First, Cherry said, was improving capital efficiency, in which he identified several opportunities to address, including the management of credit lines and accounts receivable, as well as looking at how and when suppliers were paid.
“We’ve had tremendous success here and I am really impressed with the team that responded to the challenge,” Cherry said. “In our first year, we reduced our past-due balances by over 50%, increased our cash flow from operating activities by $28 million and increased liquidity by three times, allowing us to de-lever the balance sheet.”
Cherry has also worked diligently on Carousel’s business operations and systems. He said that although Carousel already implemented best-in-class systems to manage customer relationship management and services, the area of enterprise resource planning stalled.
“My team was unanimous that our current path was not going to deliver the [return on investment] we expected, so I killed it,” Cherry said. “We went on a long pause, worked process improvements within our current environment, better aligned teams, introduced lean principles.”

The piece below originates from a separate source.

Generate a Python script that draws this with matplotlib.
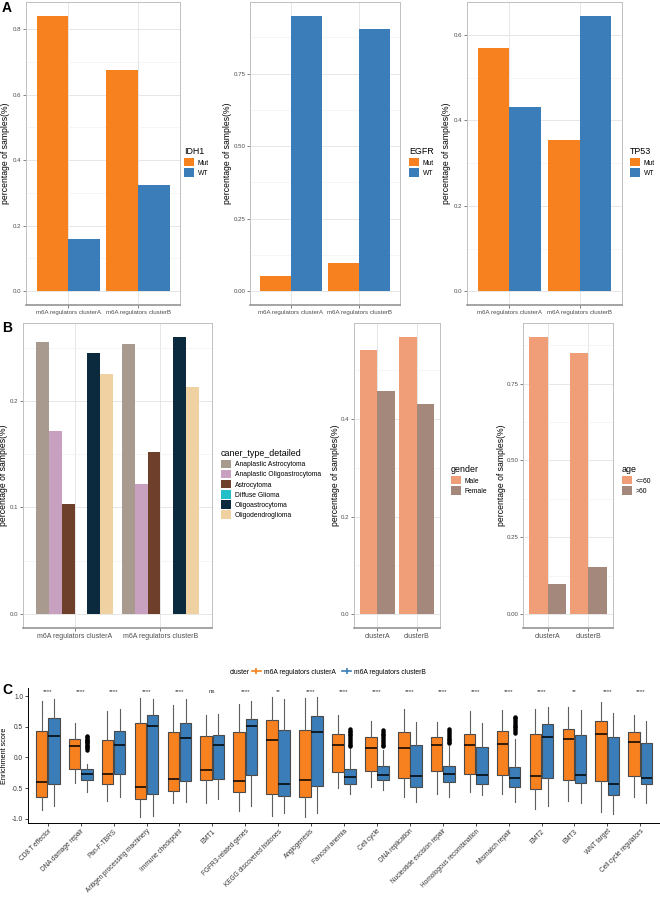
import numpy as np
import matplotlib
matplotlib.use('Agg')
import matplotlib.pyplot as plt
from matplotlib.patches import Patch
from matplotlib.lines import Line2D
from matplotlib.ticker import FixedLocator

plt.rcParams['font.family'] = ['Liberation Sans', 'DejaVu Sans']
plt.rcParams['axes.unicode_minus'] = False

###################### DATA ######################
ab_clusters = ['m6A regulators clusterA', 'm6A regulators clusterB']
idh1_mut = [0.841, 0.676]
idh1_wt = [0.159, 0.324]
egfr_mut = [0.051, 0.097]
egfr_wt = [0.949, 0.903]
tp53_mut = [0.569, 0.355]
tp53_wt = [0.431, 0.645]

cancer_types = ['Anaplastic Astrocytoma', 'Anaplastic Oligoastrocytoma', 'Astrocytoma',
                'Diffuse Glioma', 'Oligoastrocytoma', 'Oligodendroglioma']
type_clusterA = [0.255, 0.172, 0.103, 0.0, 0.245, 0.225]
type_clusterB = [0.253, 0.122, 0.152, 0.0, 0.260, 0.213]

short_clusters = ['clusterA', 'clusterB']
gender_male = [0.543, 0.569]
gender_female = [0.457, 0.431]
age_le60 = [0.902, 0.848]
age_gt60 = [0.098, 0.152]

signatures = ['CD8 T effector', 'DNA damage repair', 'Pan-F-TBRS', 'Antigen processing machinery',
              'Immune checkpoint', 'EMT1', 'FGFR3-related genes', 'KEGG discovered histones',
              'Angiogenesis', 'Fanconi anemia', 'Cell cycle', 'DNA replication',
              'Nucleotide excision repair', 'Homologous recombination', 'Mismatch repair',
              'EMT2', 'EMT3', 'WNT target', 'Cell cycle regulators']
signif = ['****', '****', '****', '****', '****', 'ns', '****', '**', '****', '****',
          '****', '****', '****', '****', '****', '****', '**', '****', '****']

# cluster A box stats
a_lo = [-0.86, -0.42, -0.71, -0.97, -0.75, -0.75, -0.87, -0.96, -0.98, -0.50,
        -0.48, -0.64, -0.59, -0.56, -0.60, -0.84, -0.71, -0.89, -0.64]
a_q1 = [-0.64, -0.18, -0.43, -0.67, -0.54, -0.37, -0.57, -0.60, -0.64, -0.23,
        -0.22, -0.33, -0.22, -0.27, -0.28, -0.52, -0.37, -0.39, -0.31]
a_med = [-0.40, 0.19, -0.27, -0.48, -0.35, -0.21, -0.38, 0.29, -0.37, 0.21,
         0.15, 0.16, 0.20, 0.20, 0.22, -0.30, 0.30, 0.39, 0.26]
a_q3 = [0.43, 0.31, 0.28, 0.57, 0.42, 0.35, 0.41, 0.62, 0.45, 0.38,
        0.33, 0.42, 0.33, 0.38, 0.43, 0.39, 0.46, 0.60, 0.41]
a_hi = [0.92, 0.56, 0.76, 0.97, 0.86, 0.69, 0.87, 0.98, 0.97, 0.70,
        0.59, 0.79, 0.58, 0.76, 0.78, 0.79, 0.82, 0.90, 0.69]

# cluster B box stats
b_lo = [-0.79, -0.57, -0.64, -0.95, -0.72, -0.68, -0.80, -0.91, -0.90, -0.60,
        -0.53, -0.72, -0.64, -0.62, -0.72, -0.80, -0.75, -0.93, -0.75]
b_q1 = [-0.43, -0.37, -0.27, -0.60, -0.39, -0.35, -0.29, -0.63, -0.47, -0.43,
        -0.37, -0.49, -0.40, -0.44, -0.48, -0.33, -0.41, -0.61, -0.44]
b_med = [0.35, -0.27, 0.21, 0.52, 0.32, 0.21, 0.51, -0.44, 0.41, -0.32,
         -0.28, -0.31, -0.27, -0.29, -0.34, 0.33, -0.28, -0.44, -0.33]
b_q3 = [0.64, -0.18, 0.43, 0.70, 0.57, 0.36, 0.63, 0.45, 0.68, -0.19,
        -0.14, 0.20, -0.14, 0.17, -0.16, 0.55, 0.36, 0.33, 0.23]
b_hi = [0.95, -0.11, 0.80, 0.95, 0.95, 0.71, 0.93, 0.96, 0.98, 0.15,
        0.13, 0.58, 0.18, 0.57, 0.30, 0.83, 0.77, 0.72, 0.59]

# outliers of cluster B (signature index -> values)
b_fliers = {
    1: [0.13, 0.15, 0.17, 0.19, 0.21, 0.23, 0.25, 0.27, 0.29, 0.31, 0.33, 0.35],
    9: [0.18, 0.21, 0.24, 0.27, 0.30, 0.33, 0.36, 0.39, 0.42, 0.44, 0.46],
    10: [0.18, 0.21, 0.24, 0.27, 0.30, 0.33, 0.36, 0.39, 0.42, 0.45],
    12: [0.23, 0.25, 0.28, 0.31, 0.34, 0.37, 0.40, 0.43, 0.46],
    14: [0.40, 0.43, 0.46, 0.49, 0.52, 0.55, 0.58, 0.61, 0.64, 0.66],
}

################### STYLE ###################
ORANGE = '#F8811F'
BLUE = '#3A7DB8'
type_colors = ['#A89A8E', '#C8A0C0', '#6E402C', '#22BFC9', '#0B2A3D', '#F0D2A2']
MALE = '#EF9E78'
FEMALE = '#A3887B'

W, H = 660, 897
fig = plt.figure(figsize=(W / 100, H / 100), dpi=100)


def add_ax(x0, y0, x1, y1):
    ax = fig.add_axes([x0 / W, 1 - y1 / H, (x1 - x0) / W, (y1 - y0) / H])
    ax._px = (x0, x1)
    return ax


def place_ylabel(ax, text, xr, size):
    # xr: right edge (pixels) of the rotated label
    x0, x1 = ax._px
    ax.set_ylabel(text, fontsize=size)
    ax.yaxis.set_label_coords((xr - x0) / (x1 - x0), 0.5)


def style_bw(ax, ticks, labels, ymax, xlabels, xlab_size, ylab_x):
    ax.set_xlim(0.4, 2.6)
    ax.set_ylim(-0.05 * ymax, 1.05 * ymax)
    ax.set_yticks(ticks)
    ax.set_yticklabels(labels)
    minors = [(ticks[i] + ticks[i + 1]) / 2 for i in range(len(ticks) - 1)]
    minors.append(ticks[-1] + (ticks[1] - ticks[0]) / 2)
    ax.yaxis.set_minor_locator(FixedLocator(minors))
    ax.set_xticks([1, 2])
    ax.set_xticklabels(xlabels)
    ax.grid(True, which='major', color='#E6E6E6', lw=0.7)
    ax.grid(True, which='minor', axis='y', color='#F2F2F2', lw=0.5)
    ax.set_axisbelow(True)
    ax.tick_params(axis='y', which='major', labelsize=4.4, colors='#4D4D4D',
                   length=2, width=0.5, pad=1.2)
    ax.tick_params(axis='x', which='major', labelsize=xlab_size, colors='#4D4D4D',
                   length=2, width=0.5, pad=1.5)
    ax.tick_params(which='minor', length=0)
    for s in ['top', 'left', 'right']:
        ax.spines[s].set_color('#C0C0C0')
        ax.spines[s].set_linewidth(0.7)
    ax.spines['bottom'].set_color('#8C8C8C')
    ax.spines['bottom'].set_linewidth(1.1)
    place_ylabel(ax, 'percentage of samples(%)', ylab_x, 6.2)


def bw_legend(title, labels, colors, x, y):
    hd = [Patch(facecolor=c, edgecolor='none') for c in colors]
    fig.legend(hd, labels, title=title, loc='center left',
               bbox_to_anchor=(x / W, 1 - y / H), frameon=False,
               fontsize=4.9, title_fontsize=6.4, handlelength=1.5, handleheight=1.5,
               handletextpad=0.5, labelspacing=0.25, alignment='left',
               borderaxespad=0, borderpad=0)


x2 = np.arange(1, 3)

################### A ###################
ax = add_ax(26, 2, 180, 305)
ax.bar(x2 - 0.225, idh1_mut, width=0.45, color=ORANGE)
ax.bar(x2 + 0.225, idh1_wt, width=0.45, color=BLUE)
style_bw(ax, [0.0, 0.2, 0.4, 0.6, 0.8], ['0.0', '0.2', '0.4', '0.6', '0.8'], 0.841,
         ab_clusters, 4.4, 10)
bw_legend('IDH1', ['Mut', 'WT'], [ORANGE, BLUE], 184, 162)

ax = add_ax(250, 2, 400, 305)
ax.bar(x2 - 0.225, egfr_mut, width=0.45, color=ORANGE)
ax.bar(x2 + 0.225, egfr_wt, width=0.45, color=BLUE)
style_bw(ax, [0.0, 0.25, 0.5, 0.75], ['0.00', '0.25', '0.50', '0.75'], 0.949,
         ab_clusters, 4.4, 232)
bw_legend('EGFR', ['Mut', 'WT'], [ORANGE, BLUE], 409, 162)

ax = add_ax(467, 2, 622, 305)
ax.bar(x2 - 0.225, tp53_mut, width=0.45, color=ORANGE)
ax.bar(x2 + 0.225, tp53_wt, width=0.45, color=BLUE)
style_bw(ax, [0.0, 0.2, 0.4, 0.6], ['0.0', '0.2', '0.4', '0.6'], 0.645,
         ab_clusters, 4.4, 451)
bw_legend('TP53', ['Mut', 'WT'], [ORANGE, BLUE], 630, 162)

################### B ###################
ax = add_ax(23, 323, 212, 628)
for i, c in enumerate(type_colors):
    off = (i - 2.5) * 0.15
    ax.bar(x2 + off, [type_clusterA[i], type_clusterB[i]], width=0.15, color=c)
style_bw(ax, [0.0, 0.1, 0.2], ['0.0', '0.1', '0.2'], 0.260, ab_clusters, 5.0, 8)
bw_legend('caner_type_detailed', cancer_types, type_colors, 221, 484)

ax = add_ax(354, 323, 440, 628)
ax.bar(x2 - 0.225, gender_male, width=0.45, color=MALE)
ax.bar(x2 + 0.225, gender_female, width=0.45, color=FEMALE)
style_bw(ax, [0.0, 0.2, 0.4], ['0.0', '0.2', '0.4'], 0.569, short_clusters, 5.0, 340)
bw_legend('gender', ['Male', 'Female'], [MALE, FEMALE], 451, 480)

ax = add_ax(523, 323, 613, 628)
ax.bar(x2 - 0.225, age_le60, width=0.45, color=MALE)
ax.bar(x2 + 0.225, age_gt60, width=0.45, color=FEMALE)
style_bw(ax, [0.0, 0.25, 0.5, 0.75], ['0.00', '0.25', '0.50', '0.75'], 0.902,
         short_clusters, 5.0, 506)
bw_legend('age', ['<=60', '>60'], [MALE, FEMALE], 622, 480)

################### C ###################
ax = add_ax(28, 688, 660, 823)
n = len(signatures)
pos = np.arange(1, n + 1)


def make_stats(lo, q1, med, q3, hi, fl):
    out = []
    for i in range(n):
        out.append(dict(whislo=lo[i], q1=q1[i], med=med[i], q3=q3[i], whishi=hi[i],
                        fliers=fl.get(i, [])))
    return out


for stats, off, col in [(make_stats(a_lo, a_q1, a_med, a_q3, a_hi, {}), -0.185, ORANGE),
                        (make_stats(b_lo, b_q1, b_med, b_q3, b_hi, b_fliers), 0.185, BLUE)]:
    ax.bxp(stats, positions=pos + off, widths=0.35, patch_artist=True, showcaps=False,
           boxprops=dict(facecolor=col, edgecolor='#4A4A4A', linewidth=0.8),
           whiskerprops=dict(color='#5E5E5E', linewidth=0.8),
           medianprops=dict(color='black', linewidth=1.1),
           flierprops=dict(marker='o', markerfacecolor='black', markeredgecolor='black',
                           markersize=2.2, linestyle='none'))

for i, s in enumerate(signif):
    ax.text(pos[i], 1.075, s, ha='center', va='center', fontsize=4.5, color='#333333')

ax.set_xlim(0.4, n + 0.6)
ax.set_ylim(-1.07, 1.135)
ax.set_yticks([-1.0, -0.5, 0.0, 0.5, 1.0])
ax.set_yticklabels(['-1.0', '-0.5', '0.0', '0.5', '1.0'])
ax.set_xticks(pos)
ax.set_xticklabels(signatures, rotation=45, ha='right', rotation_mode='anchor')
ax.tick_params(axis='both', labelsize=4.7, colors='black', length=2, width=0.5, pad=1.5)
for lab in ax.get_xticklabels() + ax.get_yticklabels():
    lab.set_color('#333333')
ax.spines['top'].set_visible(False)
ax.spines['right'].set_visible(False)
ax.spines['left'].set_linewidth(0.7)
ax.spines['bottom'].set_linewidth(0.7)
place_ylabel(ax, 'Enrichment score', 8, 5.2)

fig.text(230 / W, 1 - 672 / H, 'cluster', fontsize=4.9, va='center', ha='left')
hd = [Line2D([0], [0], color=ORANGE, lw=1.2, marker='|', markersize=4, markeredgewidth=1.2),
      Line2D([0], [0], color=BLUE, lw=1.2, marker='|', markersize=4, markeredgewidth=1.2)]
fig.legend(hd, ['m6A regulators clusterA', 'm6A regulators clusterB'], ncol=2,
           loc='center left', bbox_to_anchor=(252 / W, 1 - 672 / H), frameon=False,
           fontsize=4.9, handlelength=1.3, handletextpad=0.4, columnspacing=1.0,
           borderaxespad=0, borderpad=0)

################### LABELS ###################
for txt, y in [('A', 8), ('B', 328), ('C', 690)]:
    fig.text(2 / W, 1 - y / H, txt, fontsize=10, fontweight='bold', va='center', ha='left')

fig.savefig('out.png', dpi=100)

In the fourth quarter of 2019, Carousel launched its new enterprise resource-planning efforts to drive control, consistency, productivity and speed into the business. The efforts will deliver new efficiencies and capabilities to more effectively run the company’s business.
“Jason has so many strengths, ranging from his passion to succeed, a boundless energy, a high degree of intellectual curiosity that goes far beyond the finance function, and an innate ability to focus on business drivers that support and dovetail with our value proposition,” Carousel co-founder and CEO Jeff Gardner said. “He is a quick study, a strong and active listener, and one who has great empathy for all he works with.
“After speaking with many of Jason’s direct [colleagues], they all share similar thoughts on how he has helped them to better achieve success in their roles.”
The COVID-19 pandemic continues to impact Carousel’s business from how and where the company’s employees work to customer buying decisions being deferred, in-process project work being delayed and customers looking to conserve cash.
Cherry said Carousel understands the situation everyone is facing and is actively working with customers to help arrange financing or to reschedule work.
“Our ability to help them quickly deploy remote work solutions has seen an increase, as we responded quickly to help our customers embrace remote work models at the same speed as changing coronavirus guidelines,” Cherry said. “Internally, we are ensuring that our cash lines are sufficient, and our working capital generation is strong so we can continue to maintain business continuity for our customers.”